The Living Faith series editors, Morgan Davis and Miranda Wilcox, are excited about the 2021 grant recipients’ work. Dr. Wilcox says, “Heather, Farina, and Ariel model courageous engagement with the world in response to God’s call to make a difference for good using their specific skills, strengths, and creativity.”

The Maxwell Institute plans to award writing grants to women authors over the next several years. Potential authors are encouraged to read the Living Faith series’ Author Guidelines before submitting a book proposal. Book proposals for next year’s grants are due on January 31, 2022.

(Receiving a grant does not constitute an agreement with the Maxwell Institute to publish the manuscript, nor does it require authors to publish with the Living Faith series. Book proposals and manuscripts are subject to the Maxwell Institute’s regular review process.)

About the Living Faith series

The Living Faith series was created in 2014 at the Maxwell Institute to offer young adults and their mentors the perspectives of Latter-day Saint scholars who integrate their academic and professional training with the principles and covenants of the restored gospel of Jesus Christ. This distinctive approach offers Latter-day Saint young adults and their mentors nourishing traveling companions on their journeys of faith.
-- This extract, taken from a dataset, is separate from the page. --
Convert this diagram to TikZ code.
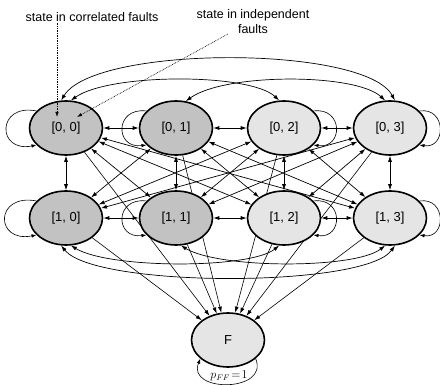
\documentclass[tikz,border=0pt]{standalone}
\usepackage{fontspec}
\setmainfont{Liberation Sans}
\usetikzlibrary{shapes.geometric,arrows.meta,backgrounds}

\tikzset{
  state/.style={ellipse, draw, line width=1.6pt, minimum width=73pt, minimum height=54pt, inner sep=0pt, font=\fontsize{13}{15}\selectfont},
  dark/.style={state, fill=black!24},
  light/.style={state, fill=black!10},
  both/.style={{Latex[length=6pt,width=4pt]}-{Latex[length=6pt,width=4pt]}, line width=0.7pt},
  tof/.style={-{Latex[length=6pt,width=4pt]}, line width=0.6pt},
  selfloop/.style={-{Latex[length=5pt,width=3.5pt]}, line width=0.6pt},
  notetext/.style={inner sep=1pt, font=\fontsize{12.5}{15}\selectfont},
  note/.style={densely dotted, -{Latex[length=5pt,width=3.5pt]}, line width=0.7pt}
}

\begin{document}
\begin{tikzpicture}[x=1pt,y=-1pt]
\useasboundingbox (0,0) rectangle (440,385);
\node[dark]  (s00) at (66,128)  {[0, 0]};
\node[dark]  (s01) at (176,128) {[0, 1]};
\node[light] (s02) at (284,128) {[0, 2]};
\node[light] (s03) at (390,128) {[0, 3]};
\node[dark]  (s10) at (66,218)  {[1, 0]};
\node[dark]  (s11) at (176,218) {[1, 1]};
\node[light] (s12) at (284,218) {[1, 2]};
\node[light] (s13) at (390,218) {[1, 3]};
\node[light] (F)   at (228,340) {F};
\node[notetext] (corr)  at (92,17)  {state in correlated faults};
\node[notetext, align=center] (indep) at (253,22) {state in independent\\faults};
\node[inner sep=0pt, font=\fontsize{12}{14}\selectfont] (pff) at (229,376) {$p_{FF}\!=\!1$};
\coordinate (tipA) at (57,117);
\coordinate (tipB) at (77,117);
\coordinate (tailB) at (228,34);

\begin{pgfonlayer}{background}
\draw[both] (s00) -- (s01);
\draw[both] (s01) -- (s02);
\draw[both] (s02) -- (s03);
\draw[both] (s10) -- (s11);
\draw[both] (s11) -- (s12);
\draw[both] (s12) -- (s13);
\draw[both] (s00) -- (s10);
\draw[both] (s01) -- (s11);
\draw[both] (s02) -- (s12);
\draw[both] (s03) -- (s13);
\draw[both] (s00) -- (s11);
\draw[both] (s00) -- (s12);
\draw[both] (s00) -- (s13);
\draw[both] (s01) -- (s10);
\draw[both] (s01) -- (s12);
\draw[both] (s01) -- (s13);
\draw[both] (s02) -- (s10);
\draw[both] (s02) -- (s11);
\draw[both] (s02) -- (s13);
\draw[both] (s03) -- (s10);
\draw[both] (s03) -- (s11);
\draw[both] (s03) -- (s12);
\draw[both] (s00.100) .. controls (95,45) and (365,45) .. (s03.80);
\draw[both] (s00.80) .. controls (110,73) and (250,73) .. (s02.100);
\draw[both] (s01.70) .. controls (225,73) and (355,73) .. (s03.100);
\draw[both] (s10.260) .. controls (95,288) and (365,288) .. (s13.280);
\draw[both] (s10.280) .. controls (110,269) and (250,269) .. (s12.260);
\draw[both] (s11.280) .. controls (220,269) and (355,269) .. (s13.260);
\draw[tof] (s00) -- (F);
\draw[tof] (s01) -- (F);
\draw[tof] (s02) -- (F);
\draw[tof] (s03) -- (F);
\draw[tof] (s10) -- (F);
\draw[tof] (s11) -- (F);
\draw[tof] (s12) -- (F);
\draw[tof] (s13) -- (F);
\draw[selfloop] (s00.150) .. controls +(-40,-8) and +(-40,8) .. (s00.210);
\draw[selfloop] (s01.150) .. controls +(-32,-4) and +(-32,4) .. (s01.210);
\draw[selfloop] (s02.30) .. controls +(30,-4) and +(30,4) .. (s02.330);
\draw[selfloop] (s03.30) .. controls +(27,-4) and +(27,4) .. (s03.330);
\draw[selfloop] (s10.150) .. controls +(-42,-8) and +(-42,8) .. (s10.210);
\draw[selfloop] (s11.150) .. controls +(-32,-4) and +(-32,4) .. (s11.210);
\draw[selfloop] (s12.30) .. controls +(30,-4) and +(30,4) .. (s12.330);
\draw[selfloop] (s13.30) .. controls +(27,-4) and +(27,4) .. (s13.330);
\end{pgfonlayer}

\draw[selfloop] (F.326) .. controls +(14,34) and +(-14,34) .. (F.214);
\draw[note] (corr.south -| tipA) -- (tipA);
\draw[note] (tailB) -- (tipB);
\end{tikzpicture}
\end{document}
Each author personally models the conviction that to live both faithfully and thoughtfully as Latter-day Saints in the 21st century is a vocation worthy of serious reflection and joyful effort. Authors narrate their diverse paths of discipleship as they seek truth, navigate tension, and discover harmony in their rich integration of the life of the mind and things of the Spirit. They articulate expansive, confident, and generous testimonies—testimonies rooted in Jesus Christ and infused with visions of fresh and creative ways to faithfully follow the Savior.